By Sharusha Moodley, director, Bregman Moodley Inc Attorneys
A party to a litigation process may relentlessly launch various legal proceedings against another party currently involved in a litigation process.
These legal proceedings may be vexatious because they lack merit, are not bona fide and are aimed at irritating, distressing, harassing, annoying, or causing financial strain on a responding party. Moreover, the responding party is dragged to Court, knowing full well that the initiator of these legal proceedings will not be able to pay legal costs on account of a loss.
In such circumstances, the Vexatious Proceedings Act 3 of 1956 (the Act) provides that an applicant can seek an interdict against any person who has persistently and without any reasonable ground instituted legal proceedings against another person.

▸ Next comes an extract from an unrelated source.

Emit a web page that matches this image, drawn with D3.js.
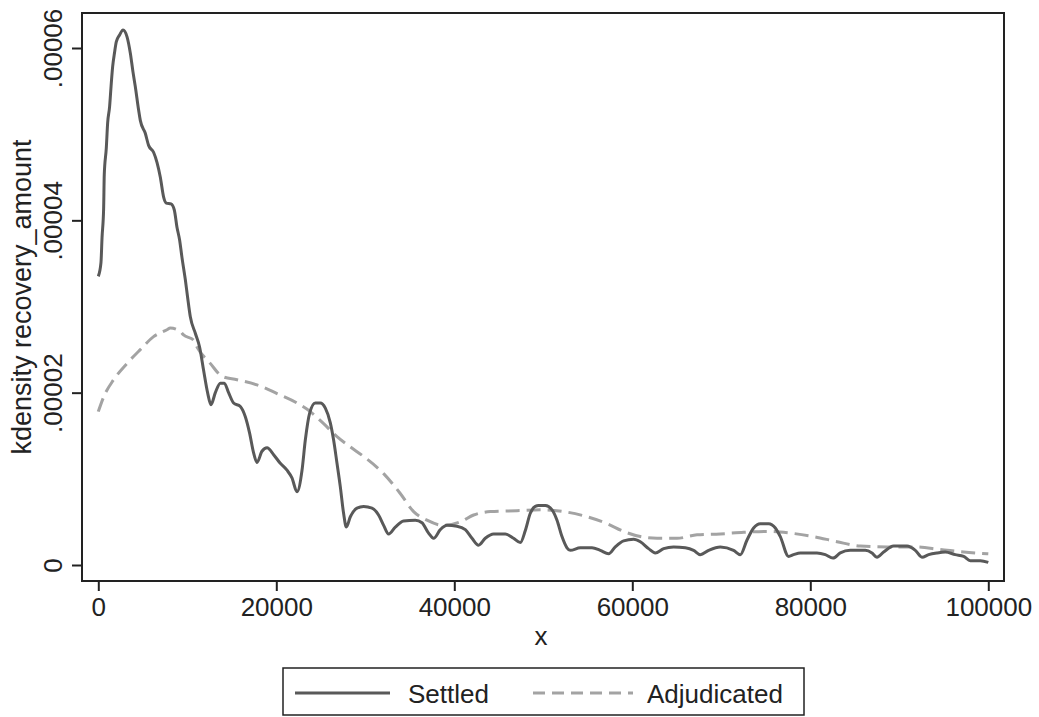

However, an applicant has to prove that the legal proceedings are persistent and without reasonable ground on a balance of probabilities. In addition, an applicant must prove that the legal proceedings are frivolous, vexatious or without merit.
The Court may order that they shall institute no legal proceedings against any person in any Court, or any inferior Court without that Court’s permission, or any Judge or inferior Court as the case may be. The Court will not grant such approval unless satisfied that the proceedings are not an abuse of the process of the Court and that there is a prima facie ground for the proceedings.
The Act further provides that the Court may issue an order obtained under the Act for an indefinite period or such period as the Court may determine. However, on good cause shown, a Court may rescind or vary any Order so issued.
In a February 2022 unreported decision of NDC v GC, Judge Munzhelele said, “The Act seeks to protect an applicant who is subjected to costs and unmeritorious litigation as well as the functioning of the courts to proceed unimpeded by groundless proceedings.”